# Stated task:
Go through the data and copy every line exactly, but not the images.

# Dataset extract:
^^^^
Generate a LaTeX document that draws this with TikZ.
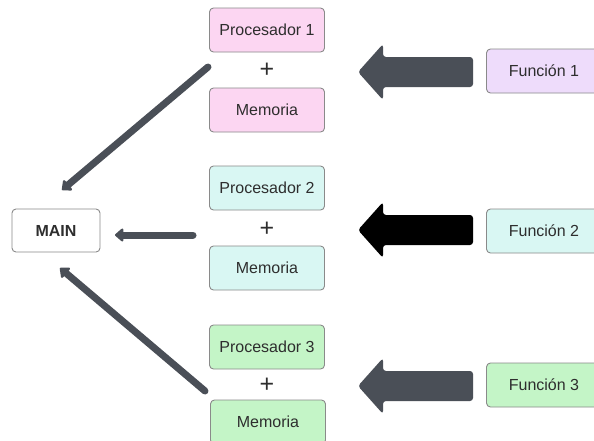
\documentclass[tikz,border=0pt]{standalone}
\usepackage{fontspec}
\setmainfont{Liberation Sans}
\usetikzlibrary{arrows.meta}
\definecolor{boxline}{HTML}{8A8A8A}
\definecolor{txt}{HTML}{2E2E2E}
\definecolor{pinkf}{HTML}{FCD6F2}
\definecolor{lilacf}{HTML}{EEDCFB}
\definecolor{cyanf}{HTML}{D9F7F3}
\definecolor{greenf}{HTML}{C4F5C7}
\definecolor{slate}{HTML}{4A4F57}
\tikzset{
  card/.style={draw=boxline, line width=0.9pt, rounded corners=4pt,
    minimum width=115pt, minimum height=44pt, inner sep=0pt,
    text=txt, font=\fontsize{16}{18}\selectfont},
  plus/.style={text=txt, font=\fontsize{25}{26}\selectfont, inner sep=0pt},
  conn/.style={draw=slate, line width=7pt, line cap=round,
    -{Triangle[length=9pt,width=15pt,round]}},
  block/.style={fill=#1, rounded corners=3pt},
}
\newcommand{\blockarrow}[2]{%
  \fill[block=#2] (473,#1-15) -- (383,#1-15) -- (383,#1-28) -- (358,#1)
    -- (383,#1+28) -- (383,#1+15) -- (473,#1+15) -- cycle;}
\begin{document}
\begin{tikzpicture}[x=1pt,y=-1pt]
\useasboundingbox (0,0) rectangle (594,440);
\clip (0,0) rectangle (594,440);
\fill[white] (0,0) rectangle (594,440);

% processor + memory stacks
\node[card, fill=pinkf]  (p1) at (267,30)  {Procesador 1};
\node[plus]              (s1) at (267,70)  {+};
\node[card, fill=pinkf]  (m1) at (267,110) {Memoria};

\node[card, fill=cyanf]  (p2) at (267,188) {Procesador 2};
\node[plus]              (s2) at (267,229) {+};
\node[card, fill=cyanf]  (m2) at (267,268) {Memoria};

\node[card, fill=greenf] (p3) at (267,347) {Procesador 3};
\node[plus]              (s3) at (267,385) {+};
\node[card, fill=greenf] (m3) at (268,422) {Memoria};

% main program
\node[card, fill=white, minimum width=88pt, minimum height=43pt,
      font=\bfseries\fontsize{16}{18}\selectfont] (main) at (56,230.5) {MAIN};

% functions
\node[card, fill=lilacf] (f1) at (544,71)  {Función 1};
\node[card, fill=cyanf]  (f2) at (544,231) {Función 2};
\node[card, fill=greenf] (f3) at (544,385) {Función 3};

% block arrows from functions to the stacks
\blockarrow{72}{slate}
\blockarrow{230}{black}
\blockarrow{386}{slate}

% results flowing back to main
\coordinate (t1) at (208,67);
\coordinate (h1) at (62,190);
\coordinate (t2) at (193,235);
\coordinate (h2) at (115,235);
\coordinate (t3) at (205,391);
\coordinate (h3) at (60,268);
\draw[conn] (t1) -- (h1);
\draw[conn] (t2) -- (h2);
\draw[conn] (t3) -- (h3);
\end{tikzpicture}
\end{document}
^^^^
# Solution:
Generate a LaTeX document that draws this with TikZ.
\documentclass[tikz,border=0pt]{standalone}
\usepackage{fontspec}
\setmainfont{Liberation Sans}
\usetikzlibrary{arrows.meta}
\definecolor{boxline}{HTML}{8A8A8A}
\definecolor{txt}{HTML}{2E2E2E}
\definecolor{pinkf}{HTML}{FCD6F2}
\definecolor{lilacf}{HTML}{EEDCFB}
\definecolor{cyanf}{HTML}{D9F7F3}
\definecolor{greenf}{HTML}{C4F5C7}
\definecolor{slate}{HTML}{4A4F57}
\tikzset{
  card/.style={draw=boxline, line width=0.9pt, rounded corners=4pt,
    minimum width=115pt, minimum height=44pt, inner sep=0pt,
    text=txt, font=\fontsize{16}{18}\selectfont},
  plus/.style={text=txt, font=\fontsize{25}{26}\selectfont, inner sep=0pt},
  conn/.style={draw=slate, line width=7pt, line cap=round,
    -{Triangle[length=9pt,width=15pt,round]}},
  block/.style={fill=#1, rounded corners=3pt},
}
\newcommand{\blockarrow}[2]{%
  \fill[block=#2] (473,#1-15) -- (383,#1-15) -- (383,#1-28) -- (358,#1)
    -- (383,#1+28) -- (383,#1+15) -- (473,#1+15) -- cycle;}
\begin{document}
\begin{tikzpicture}[x=1pt,y=-1pt]
\useasboundingbox (0,0) rectangle (594,440);
\clip (0,0) rectangle (594,440);
\fill[white] (0,0) rectangle (594,440);

% processor + memory stacks
\node[card, fill=pinkf]  (p1) at (267,30)  {Procesador 1};
\node[plus]              (s1) at (267,70)  {+};
\node[card, fill=pinkf]  (m1) at (267,110) {Memoria};

\node[card, fill=cyanf]  (p2) at (267,188) {Procesador 2};
\node[plus]              (s2) at (267,229) {+};
\node[card, fill=cyanf]  (m2) at (267,268) {Memoria};

\node[card, fill=greenf] (p3) at (267,347) {Procesador 3};
\node[plus]              (s3) at (267,385) {+};
\node[card, fill=greenf] (m3) at (268,422) {Memoria};

% main program
\node[card, fill=white, minimum width=88pt, minimum height=43pt,
      font=\bfseries\fontsize{16}{18}\selectfont] (main) at (56,230.5) {MAIN};

% functions
\node[card, fill=lilacf] (f1) at (544,71)  {Función 1};
\node[card, fill=cyanf]  (f2) at (544,231) {Función 2};
\node[card, fill=greenf] (f3) at (544,385) {Función 3};

% block arrows from functions to the stacks
\blockarrow{72}{slate}
\blockarrow{230}{black}
\blockarrow{386}{slate}

% results flowing back to main
\coordinate (t1) at (208,67);
\coordinate (h1) at (62,190);
\coordinate (t2) at (193,235);
\coordinate (h2) at (115,235);
\coordinate (t3) at (205,391);
\coordinate (h3) at (60,268);
\draw[conn] (t1) -- (h1);
\draw[conn] (t2) -- (h2);
\draw[conn] (t3) -- (h3);
\end{tikzpicture}
\end{document}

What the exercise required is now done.